I am checking if the gunzip of the fastq.gz gives errors.

Thanks,
p

Hi Charlotte, Sam,

A way around this issue would be to bypass me downloading the files from the server. The NGS facility can directly upload the files themselves to Flow, but this would have to be via command line or via sFTP protocol or similar. Can we do this?

I see no errors with the gunzip of the fastq.
I did not have the chance yet to repeat the process of download and upload the files.

Thank you,
Paulo

Hi they can do that using the flowbio python library Uploading with flowbio - Protocol API Reference

But just to check - you gave us the hash of the file that you uploaded, and when you ran demultiplex on that uploaded file it failed? I’m not sure theres a need for you to repeat download and upload? - the hashes just need to be checked at every step so we can trace where the issue occurs.

Hi Charlotte,

Thank you, I will forward this protocol API.

I see, right. I just wanted to be 100% sure that the file I upload to Flow was the same as that of the hash I gave you, but I can just check the hash of that uploaded file on Flow, I am downloading it.

I understand this is what Sam already confirmed, i.e. that the hash of the uploaded file on Flow is different, so I should see the same.
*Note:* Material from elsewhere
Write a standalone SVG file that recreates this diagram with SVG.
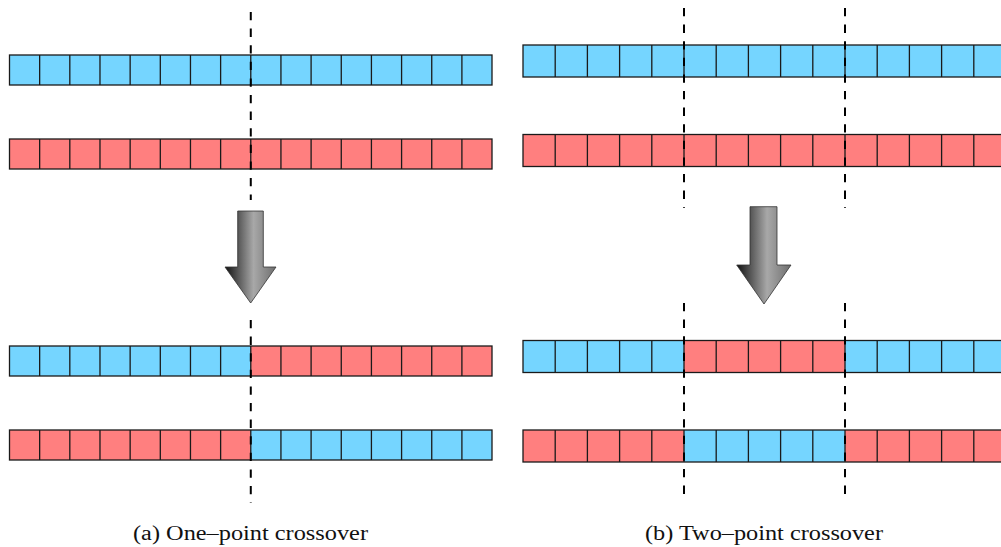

If that checks, I’d conclude the the corruption happened during my upload to Flow.

Just to confirm, at the moment I have:
local R1 file (today):
7e771bfadb5dd5ac2813898965a5c244 CLIP-seq_R1_001.fastq.gz
R1 file on server:
7e771bfadb5dd5ac2813898965a5c244 CLIP-seq_R1_001.fastq.gz

local file R2 (today):
a71d6e85c83880fe5c26c229f5bc78f9 CLIP-seq_R2_001.fastq.gz
R2 file on server:
a71d6e85c83880fe5c26c229f5bc78f9 CLIP-seq_R2_001.fastq.gz

Thank you,
Paulo

“I just wanted to be 100% sure that the file I upload to Flow was the same as that of the hash I gave you” This is important, if you are not 100% sure then its not meaningful that the hash of the file on Flow is different. (There is no need for you to download again to tell the hash, as you say sam can access this and downloading introduces an extra variable)

So let us know when you are 100% sure, then sam can check the server hash and we can conclude whether this corruption happened on upload.

Hi Charlotte,

I understand, this is why I wanted to upload the files to Flow (again) before saying I am 100% sure. I am doing that now.

At any rate, the hash of the Flow-downloaded file is:
CLIP-seq_R1_001.fastq.gz 564228394fa424cd4c20ac93a95dcca8
as Sam reported. This should confirm the error happened during upload, unless I did not upload the re-downloaded files.

Just to look at dates:
-The 1st upload to Flow was on Apr 30th.
-I deleted the 2 fastq files after noticing the Ultraplex error and discussing it here.
-I re-downloaded the files and uploaded them to Flow on May 3rd (current files).

At any rate, please bear in attention that we’re assuming the 1st downloaded files that I uploaded to Flow were corrupt in some way, when there is no evidence in that direction. What we know is that:
-hash of files in my computer and ftp server are the same,
-hash on Flow server is different.

Thanks for your patience.
Paulo

Thanks,
Paulo

Hi,

I have re-uploaded the files using an Ethernet cable, and obtained the same ‘bad gzip’ Ultraplex error, execution: Flow

I do not know how the file corruption would happen during Flow upload, since I use the cable this time around. Is there anything else I can check on my end?

Thank you.
p